Ola Fosheim Grøstad via Digitalmars-d-announce digitalmars-d-announce at puremagic.com
Wed Dec 9 02:21:23 PST 2015


On Wednesday, 9 December 2015 at 07:49:58 UTC, Rory McGuire wrote:
> The number of scarily intelligent people aged over 60 is most 
> likely a lot
> higher than the number of 25 year olds that are so. Its just 
> the way our
> brains work, your brain optimises its thought processes 
> continually, and
> experience is where you get that.

Indeed a very complex matter. In late teens we are probably 
quicker and learn more easily than later in life. After 25 I 
don't know how much slow down there has been, but as you get 
older you also can narrow down which trains of thought that are 
promising so you use your labour more efficiently. A 20 years old 
is going all over the place, a 50 years old will ask more 
questions of what is necessary to get the job done. Which is why 
the army only want youngsters (<25), older people would just ask 
too many legitimate questions about how the army is organized...

In research the lack of direction of younger people can be an 
advantage in terms of finding new fields (e.g. looking in the not 
so promising areas) at the cost of higher failure rate.
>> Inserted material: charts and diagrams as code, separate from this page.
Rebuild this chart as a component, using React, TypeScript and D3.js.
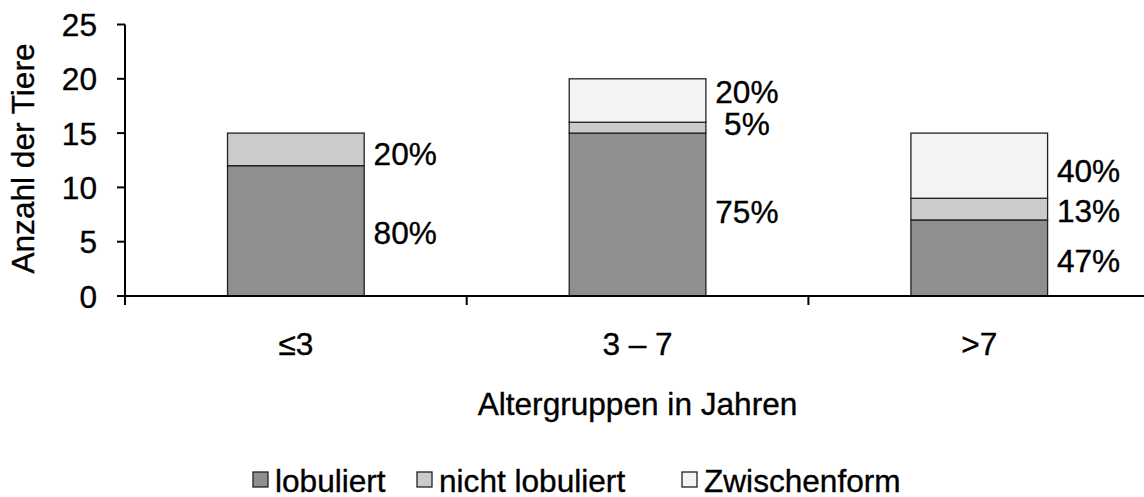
import React from "react";
import * as d3 from "d3";

const categories = ["≤3", "3 – 7", ">7"];
const seriesNames = ["lobuliert", "nicht lobuliert", "Zwischenform"];
const lobuliert = [12, 15, 7];
const nichtLobuliert = [3, 1, 2];
const zwischenform = [0, 4, 6];
const yTicks = [0, 5, 10, 15, 20, 25];

const colors = ["#8f8f8f", "#cbcbcb", "#f3f3f3"];
// small manual vertical nudges (px) of the percentage labels, per category/series
const labelNudge = [
  [2.2, 4.6, 0],
  [-2.2, -3.7, -8.2],
  [2.7, 1.6, 5],
];

const W = 1144;
const H = 497;
const FONT = "'Liberation Sans', Arial, Helvetica, sans-serif";
const FS = 31.6;
const TSTROKE = { stroke: "#000", strokeWidth: 0.35 };

export default function App() {
  const x0 = 125;
  const band = 341.7;
  const x = d3
    .scaleBand<string>()
    .domain(categories)
    .range([x0, x0 + band * categories.length])
    .paddingInner(0.6)
    .paddingOuter(0.3);
  const bandScale = d3.scaleBand<string>().domain(categories).range([x0, x0 + band * categories.length]);
  const y = d3.scaleLinear().domain([0, 25]).range([296, 24.5]);

  const rows = categories.map((c, i) => ({
    cat: c,
    lobuliert: lobuliert[i],
    nicht: nichtLobuliert[i],
    zwischen: zwischenform[i],
  }));
  const keys = ["lobuliert", "nicht", "zwischen"];
  const stacked = d3.stack<any>().keys(keys)(rows);

  const bw = x.bandwidth();

  const legendX = [253, 417, 682];

  return (
    <svg
      width={W}
      height={H}
      style={{ position: "absolute", left: 0, top: 0, background: "#fff" }}
      fontFamily={FONT}
    >
      {/* bars */}
      {stacked.map((layer, si) =>
        layer.map((d, ci) => {
          const v = d[1] - d[0];
          if (v <= 0) return null;
          return (
            <rect
              key={`${si}-${ci}`}
              x={x(categories[ci])}
              y={y(d[1])}
              width={bw}
              height={y(d[0]) - y(d[1])}
              fill={colors[si]}
              stroke="#222"
              strokeWidth={1.3}
            />
          );
        })
      )}
      {/* percentage labels */}
      {stacked.map((layer, si) =>
        layer.map((d, ci) => {
          const v = d[1] - d[0];
          if (v <= 0) return null;
          const total = lobuliert[ci] + nichtLobuliert[ci] + zwischenform[ci];
          const pct = Math.round((v / total) * 100);
          const mid = y((d[0] + d[1]) / 2);
          return (
            <text
              key={`l-${si}-${ci}`}
              x={(x(categories[ci]) as number) + bw + 41}
              y={mid + 11 + labelNudge[ci][si]}
              textAnchor="middle"
              fontSize={FS}
              fill="#000"
              {...TSTROKE}
            >
              {pct}%
            </text>
          );
        })
      )}
      {/* y axis */}
      <line x1={x0} x2={x0} y1={y(25)} y2={305} stroke="#000" strokeWidth={2} />
      {yTicks.map((t) => (
        <g key={t}>
          <line x1={117} x2={x0} y1={y(t)} y2={y(t)} stroke="#000" strokeWidth={2} />
          <text x={97} y={y(t) + 11.5} textAnchor="end" fontSize={FS} fill="#000" {...TSTROKE}>
            {t}
          </text>
        </g>
      ))}
      {/* x axis */}
      <line x1={x0} x2={W} y1={y(0)} y2={y(0)} stroke="#000" strokeWidth={2} />
      {categories.map((c) => (
        <line
          key={`xt-${c}`}
          x1={bandScale(c) as number}
          x2={bandScale(c) as number}
          y1={y(0)}
          y2={305}
          stroke="#000"
          strokeWidth={2}
        />
      ))}
      {categories.map((c) => (
        <text
          key={`xl-${c}`}
          x={(bandScale(c) as number) + bandScale.bandwidth() / 2}
          y={355}
          textAnchor="middle"
          fontSize={FS}
          fill="#000"
          {...TSTROKE}
        >
          {c}
        </text>
      ))}
      {/* axis titles */}
      <text x={637.5} y={415} textAnchor="middle" fontSize={FS} fill="#000" {...TSTROKE}>
        Altergruppen in Jahren
      </text>
      <text
        transform={`translate(34, 158.5) rotate(-90)`}
        textAnchor="middle"
        fontSize={FS}
        fill="#000"
        {...TSTROKE}
      >
        Anzahl der Tiere
      </text>
      {/* legend */}
      {seriesNames.map((s, i) => (
        <g key={s}>
          <rect
            x={legendX[i]}
            y={472}
            width={15}
            height={15}
            fill={colors[i]}
            stroke="#222"
            strokeWidth={1.3}
          />
          <text x={legendX[i] + 22} y={492} fontSize={FS} fill="#000" {...TSTROKE}>
            {s}
          </text>
        </g>
      ))}
    </svg>
  );
}
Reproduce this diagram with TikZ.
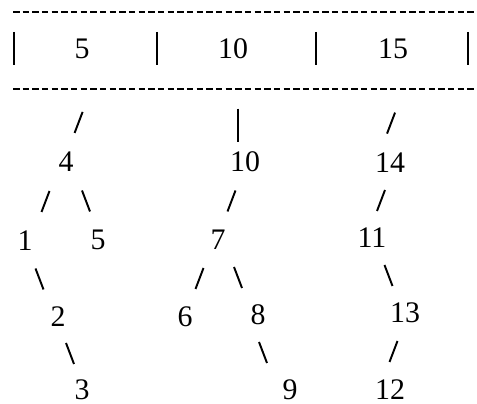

The 
Norwegian mathematician Abel probably did his findings due to not 
having an advisor to guide him all the way, so he was looking at 
math from his own angle. But finding new fields is just a very 
very small part of research, although it makes people famous. So 
yes, there are more famous young researchers, not because they 
are smarter, but because they are ignorant enough to walk into 
new terrain and probably also because they have something to 
prove before they get tenure. Besides, a lot of discoveries are 
the result of mistakes or misunderstandings. Young people make 
mistakes at a higher frequency. Often a bad thing, sometimes a 
good thing.

Although very young people learn more efficiently, we also have 
to remember that learning is a skill too, so I think it matters 
more that one learns continuously and find better ways of 
learning as one gets older. People who keep their brain active 
can learn new languages at the age of 80, and in comparison even 
most teens have trouble learning a new language, yet 2 year olds 
learn languages like crazy!

So, yeah, 2 year olds are much much better at learning than any 
other age group. Much better. Are they smarter, than the rest of 
us? On some metrics they probably are. They consider everything 
from a fresh angle. But older people can do that too, by training 
and techniques.

Did I learn faster at the age of 18, than at the age of 40? Yes. 
Did I learn new technology faster at the age of 25 than at the 
age of 40? No, I think I learn faster now. Not because the brain 
is faster, but because I don't need to learn the basics as 
frequently. But I notice that it is more important to stay active 
(keep programming) as one gets older.